A resposta do espelho

Notícias Magazine

Tomemos o seguinte em conta: se um estudante não terminar o teste dentro do horário destinado, a sua avaliação sofrerá com isso. O mesmo acontecerá com o desportista que tem um determinado número de minutos para vencer. Se o ultrapassar, não ganha.

Agora, tomemos o trabalho criativo: não adianta estabelecer horários rígidos, porque nunca se sabe quando aquela ideia poderá aparecer ou quando poderá ficar finalizada.

Ao avaliar a cultura de trabalho em Portugal, apercebemo-nos de um paradoxo que junta (o pior d’) os dois mundos: os múltiplos objectivos a cumprir dentro do menor tempo possível e a criatividade de muitas empresas no que toca à hora de saída do trabalho.

Nunca se sabe quando poderá vir a «inspiração» e, para evitar que as ideias surjam a caminho de casa, nos tempos livres passados em família ou a sós, fora da empresa, algumas chefias acham por bem instituir uma regra tácita que é a de que quem fica depois da hora de saída é que é o trabalhador mais dedicado.

Algumas, não contentes com a liberdade de escolha do trabalhador em ficar para além do seu horário, estabelecem como regra, precisamente, o trabalho extraordinário. Claro que o que um dos lados tem de demonstrar como dedicação à empresa, o seu trabalho extraordinário, o outro lado não demonstra como gratidão ao trabalhador, a devida remuneração.
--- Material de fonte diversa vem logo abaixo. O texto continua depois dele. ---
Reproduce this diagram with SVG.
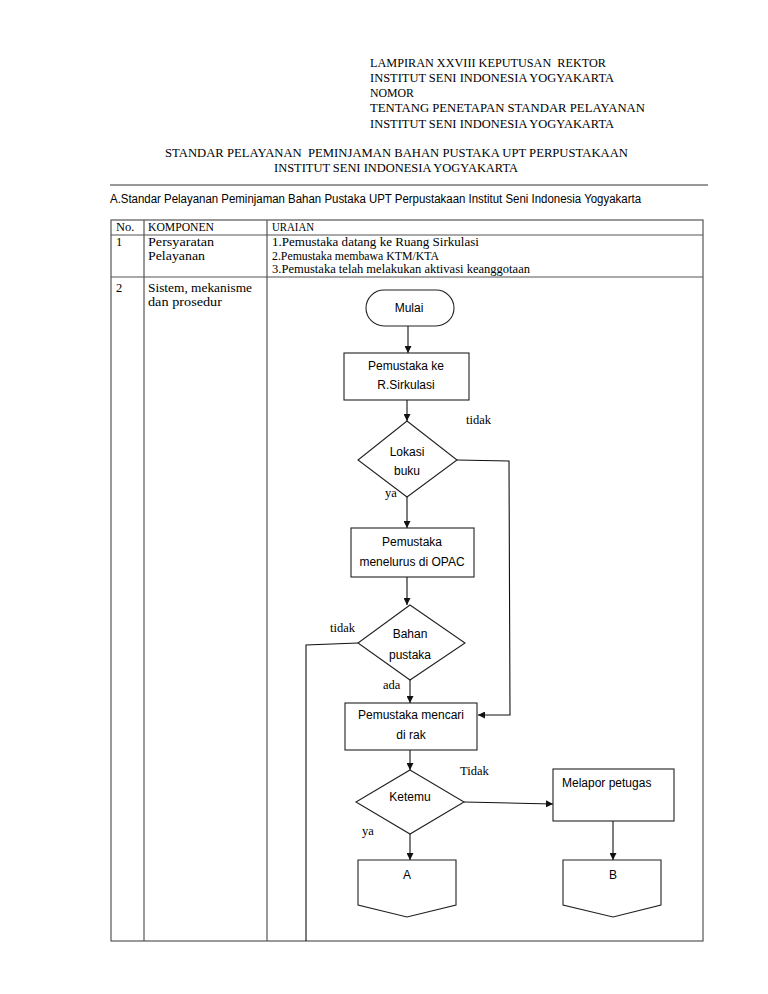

Ora num mercado laboral que avalie os trabalhadores como um teste avalia a capacidade de organização e produção de um aluno, o sair mais tarde seria considerado chumbo rotundo. Provaria que o trabalhador não conseguiu organizar o seu trabalho dentro das mais que suficientes horas de expediente e, fazendo- o repetidamente, mostraria uma falha que poderia ser também sua, mas sobretudo da chefia que, convencida de que os seres humanos têm o poder especial de trabalhar horas infindas sempre com o mesmo ritmo de produção e a mesma qualidade, insiste que a solução não é contratar mais uma pessoa para a equipa, mas antes sobrecarregar a equipa com trabalho.

Infelizmente, grande parte do emprego em Portugal não é de natureza criativa. E quando falo de trabalho criativo, não me refiro apenas ao trabalho artístico. Refiro-me também ao trabalho que teria lugar em tantas empresas, mas que não é valorizado porque a cultura laboral portuguesa não o valoriza. É aquele trabalho que se faz por se pensar de forma diferente, por não se estar preso a uma liderança hierarquizada e «senhor doutorizada», mas a uma liderança dinâmica e informal.

Isso implicaria que os chefes deixariam de ser chefes e passariam a ser líderes, o que obriga a uma maior preparação e menor presunção. Implicaria ainda que cada um poderia gerir o horário de trabalho conforme o seu ritmo de produção o que, convenhamos, serve melhor os interesses de uma empresa do que cem trabalhadores cansados e desmotivados, presos a uma secretária dez horas por dia. Não será difícil imaginar que um trabalhador com tempo livre para usufruir da sua vida privada é um trabalhador infinitamente mais motivado. Mas parece que sim, tendo em conta a noção quase herética para muitas chefias de que um trabalhador com liberdade para fazer escolhas dentro da estrutura organizacional de uma empresa é um trabalhador mais produtivo, logo, uma mais-valia para a mesma empresa e não um alvo a abater.

De cada vez que coçarem a cabeça a perguntar a si mesmos que raio de milagre transforma os malandros dos trabalhadores tão indolentes no seu país em bons trabalhadores assim que saltam a fronteira, dêem uma olhadela ao espelho e perguntem-lhe assim: «Espelho meu, espelho meu, haverá no mundo melhor chefia do que eu?»